All these women tended to have strong rebellious streaks. Rozelle had been a Wren during the Second World War and was longing to get back to sea.

Her mother was desperate for her do the debutante Season and marry a ‘nice young man’. Like so many in this book, she was in love with the sea, and nothing could stop her. She spent her own modest legacy on a small yacht, Imp.

‘Ou est le capitaine?’ bewildered French fishermen asked, as she and her cheerful friends arrived in their harbours ‘pumping their small and leaky boat’, as Jones puts it. In 1959, Rozelle would sail as far as Finland, in freezing gales.

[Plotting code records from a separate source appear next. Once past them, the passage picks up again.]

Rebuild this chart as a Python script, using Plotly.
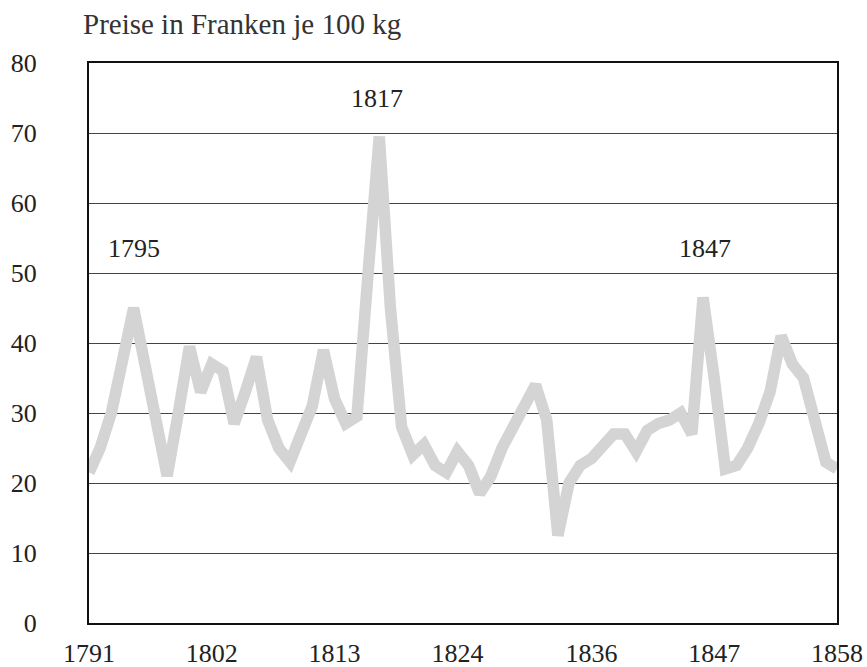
import plotly.graph_objects as go

years = list(range(1791, 1859))
prices = [
    21.5, 25, 30, 37, 45, 37, 29, 21, 30, 39.5,   # 1791-1800
    33, 37, 36, 28.5, 33, 38, 29, 25, 23, 27,     # 1801-1810
    31, 39, 32, 28.5, 29.5, 50, 69.5, 45, 28, 24, # 1811-1820
    25.5, 22.5, 21.5, 24.5, 22.5, 18.5, 21, 25, 28, 31,  # 1821-1830
    34, 29, 12.5, 20, 22.5, 23.5, 25.5, 27, 27, 24.5,    # 1831-1840
    27.5, 28.5, 29, 30, 27, 46.5, 35, 22, 22.5, 25,      # 1841-1850
    28.5, 33, 41, 37, 35, 29, 23, 22,                    # 1851-1858
]
x_ticks = [1791, 1802, 1813, 1824, 1836, 1847, 1858]
y_ticks = [0, 10, 20, 30, 40, 50, 60, 70, 80]
peak_labels = ["1795", "1817", "1847"]
title_text = "Preise in Franken je 100 kg"

FONT = "Liberation Serif"

fig = go.Figure()
fig.add_trace(go.Scatter(
    x=years, y=prices, mode="lines",
    line=dict(color="#d4d4d4", width=11.5),
    hoverinfo="skip", showlegend=False,
))

ann_pos = [(1795, 53.5), (1816.8, 74.9), (1846.2, 53.5)]
annotations = []
for (ax, ay), txt in zip(ann_pos, peak_labels):
    annotations.append(dict(x=ax, y=ay, xref="x", yref="y", text=txt,
                            showarrow=False, xanchor="center", yanchor="middle",
                            font=dict(family=FONT, size=26, color="#222")))
annotations.append(dict(x=-0.011, y=1.07, xref="paper", yref="paper",
                        text=title_text, showarrow=False, xanchor="left",
                        yanchor="middle",
                        font=dict(family=FONT, size=29, color="#333")))

fig.update_layout(
    width=867, height=667,
    margin=dict(l=89, r=30, t=63, b=44),
    paper_bgcolor="white", plot_bgcolor="white",
    annotations=annotations,
    font=dict(family=FONT, size=26, color="#222"),
)
fig.update_xaxes(
    range=[1791, 1858], tickmode="array", tickvals=x_ticks,
    ticktext=[str(t) for t in x_ticks],
    showgrid=False, zeroline=False, ticks="", automargin=False,
    showline=True, linecolor="#111", linewidth=2, mirror=True,
    ticklabelstandoff=6,
    tickfont=dict(family=FONT, size=26, color="#222"),
)
fig.update_yaxes(
    range=[0, 80], tickmode="array", tickvals=y_ticks,
    ticktext=[str(t) for t in y_ticks],
    showgrid=True, gridcolor="#444", gridwidth=1,
    zeroline=False, ticks="", automargin=False,
    showline=True, linecolor="#111", linewidth=2, mirror=True,
    ticklabelstandoff=45,
    tickfont=dict(family=FONT, size=26, color="#222"),
)

fig.write_html("out.html", config={"displayModeBar": False},
               post_script="document.body.style.margin='0px';")
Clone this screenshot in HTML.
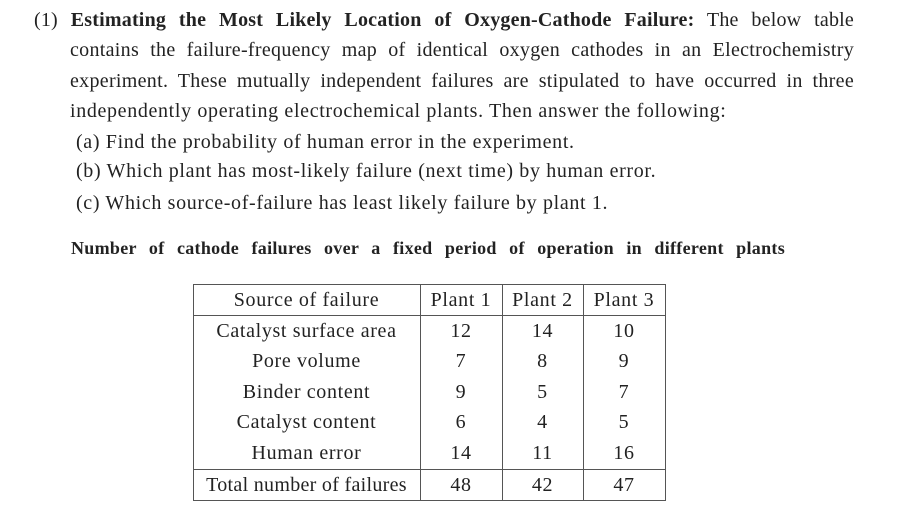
<!DOCTYPE html>
<html><head><meta charset="utf-8"><style>
body{margin:0;background:#fff;width:908px;height:521px;position:relative;overflow:hidden;font-family:"Liberation Serif",serif;color:#222;font-size:20px;letter-spacing:0.65px}
.l{position:absolute;white-space:nowrap;line-height:22px}
.j{text-align:justify;text-align-last:justify;white-space:normal}
.c{position:absolute;text-align:center;line-height:22px;white-space:nowrap}
.h{position:absolute;background:#555;height:1px}
.v{position:absolute;background:#555;width:1px}
</style></head><body>
<div class="l j" style="left:34px;top:9px;width:820px;letter-spacing:0.2px">(1) <b>Estimating the Most Likely Location of Oxygen-Cathode Failure:</b> The below table</div>
<div class="l j" style="left:70px;top:39px;width:784px;letter-spacing:0.3px">contains the failure-frequency map of identical oxygen cathodes in an Electrochemistry</div>
<div class="l j" style="left:70px;top:70px;width:784px;letter-spacing:0.3px">experiment. These mutually independent failures are stipulated to have occurred in three</div>
<div class="l" style="left:70px;top:100px">independently operating electrochemical plants. Then answer the following:</div>
<div class="l" style="left:76px;top:131px">(a) Find the probability of human error in the experiment.</div>
<div class="l" style="left:76px;top:160px">(b) Which plant has most-likely failure (next time) by human error.</div>
<div class="l" style="left:76px;top:192px">(c) Which source-of-failure has least likely failure by plant 1.</div>
<div class="l j" style="left:71px;top:237px;width:714px;font-weight:bold;font-size:18px;letter-spacing:0.3px">Number of cathode failures over a fixed period of operation in different plants</div>

<div class="h" style="left:193px;top:284px;width:473px"></div>
<div class="h" style="left:193px;top:315px;width:473px"></div>
<div class="h" style="left:193px;top:469px;width:473px"></div>
<div class="h" style="left:193px;top:500px;width:473px"></div>
<div class="v" style="left:193px;top:284px;height:217px"></div>
<div class="v" style="left:420px;top:284px;height:217px"></div>
<div class="v" style="left:502px;top:284px;height:217px"></div>
<div class="v" style="left:583px;top:284px;height:217px"></div>
<div class="v" style="left:665px;top:284px;height:217px"></div>

<div class="c" style="left:193px;width:227px;top:289px">Source of failure</div>
<div class="c" style="left:420px;width:82px;top:289px">Plant 1</div>
<div class="c" style="left:502px;width:81px;top:289px">Plant 2</div>
<div class="c" style="left:583px;width:82px;top:289px">Plant 3</div>

<div class="c" style="left:193px;width:227px;top:320px">Catalyst surface area</div>
<div class="c" style="left:420px;width:82px;top:320px">12</div>
<div class="c" style="left:502px;width:81px;top:320px">14</div>
<div class="c" style="left:583px;width:82px;top:320px">10</div>

<div class="c" style="left:193px;width:227px;top:350px">Pore volume</div>
<div class="c" style="left:420px;width:82px;top:350px">7</div>
<div class="c" style="left:502px;width:81px;top:350px">8</div>
<div class="c" style="left:583px;width:82px;top:350px">9</div>

<div class="c" style="left:193px;width:227px;top:381px">Binder content</div>
<div class="c" style="left:420px;width:82px;top:381px">9</div>
<div class="c" style="left:502px;width:81px;top:381px">5</div>
<div class="c" style="left:583px;width:82px;top:381px">7</div>

<div class="c" style="left:193px;width:227px;top:411px">Catalyst content</div>
<div class="c" style="left:420px;width:82px;top:411px">6</div>
<div class="c" style="left:502px;width:81px;top:411px">4</div>
<div class="c" style="left:583px;width:82px;top:411px">5</div>

<div class="c" style="left:193px;width:227px;top:442px">Human error</div>
<div class="c" style="left:420px;width:82px;top:442px">14</div>
<div class="c" style="left:502px;width:81px;top:442px">11</div>
<div class="c" style="left:583px;width:82px;top:442px">16</div>

<div class="c" style="left:193px;width:227px;top:474px;letter-spacing:0.3px">Total number of failures</div>
<div class="c" style="left:420px;width:82px;top:474px">48</div>
<div class="c" style="left:502px;width:81px;top:474px">42</div>
<div class="c" style="left:583px;width:82px;top:474px">47</div>
</body></html>
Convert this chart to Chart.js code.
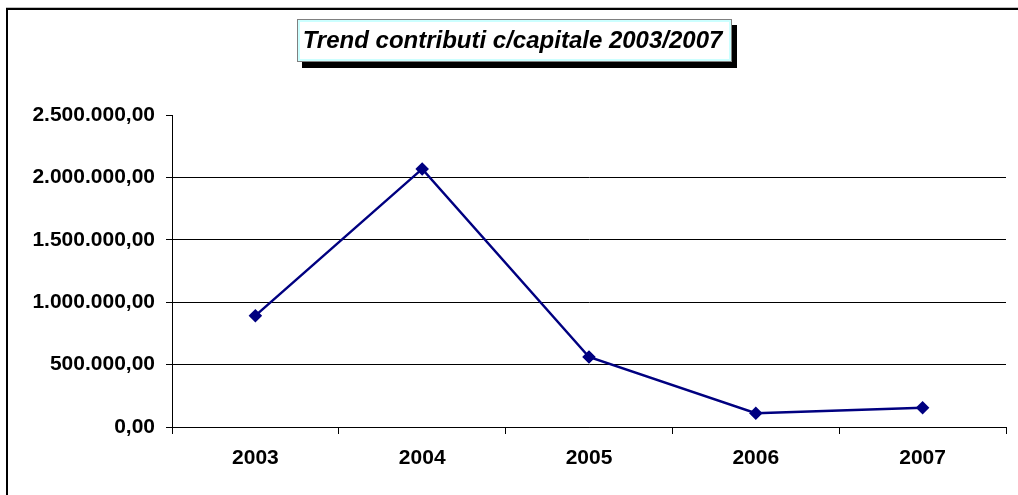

There were the intrepid explorers like her, and there were the racers, who combined a passion for sailing with an ultra-competitive urge to win. They were often brilliant at other sports too: in 1903, Dorothy Levitt was nicknamed ‘the fastest girl on Earth’ after competing in one of the first automobile races. Then she was the first to win the inaugural British International Harmsworth Trophy for Motorboats – sponsored by the Daily Mail.

‘To enjoy racing to the full,’ wrote Barbara Hughes, a late 19th-century Solent racer, ‘you should have it all in your own hands, with no one to say you “nay”, otherwise that spirit of independence – so rarely enjoyed by our sex – is lost.’

Who needs clothes?: Nicolette Milnes-Walker, pictured drying her laundry, sailed solo, and naked when weather allowed, across the Atlantic in 1971

Her comment set the tone for the independence from bossy husbands for which so many women yearned. In those days when it was almost impossible for a high-born woman to get a job, sailing was an outlet for their frustrated energies. But all too often, they went to sea as ‘helpmeets’ to their husbands or brothers.

‘Well, I have a sister,’ said Ralph Stock, ‘and a sister is an uncommonly handy thing to have, provided she is of the right variety.’ In other words, uncomplaining and competent.

His sister Muriel had worked hard during the First World War, and was feeling rootless and dissatisfied after the war, when men took back their jobs. ‘I made a stipulation with the boys that they should treat me as a man while on board,’ she wrote in her book The Log Of A Woman Wanderer (1923).

Her on-board name was ‘Peter’. She sailed with her brother’s crew from Brixham, in Devon, to Tonga in 1920, taking eight pairs of pyjamas with her, to look as male as possible.

It’s the clothes that make this book such fun to read.

‘Brown in any form is to be avoided on the water,’ stipulated Barbara Hughes. ‘Blue gauze veils are useful but not ornamental.’ ‘We don’t want any petticoats here!’ was what the man at the Admiralty said to Vera Laughton when she offered her services as a clerical civil servant in 1914.

Nicolette Milnes-Walker, who sailed solo across the Atlantic in 1971, sailed naked whenever the weather allowed – that was one aspect of the extraordinary freedom that sailing brought.

But she put on a mini-dress for the triumphant arrival at Newport, Rhode Island.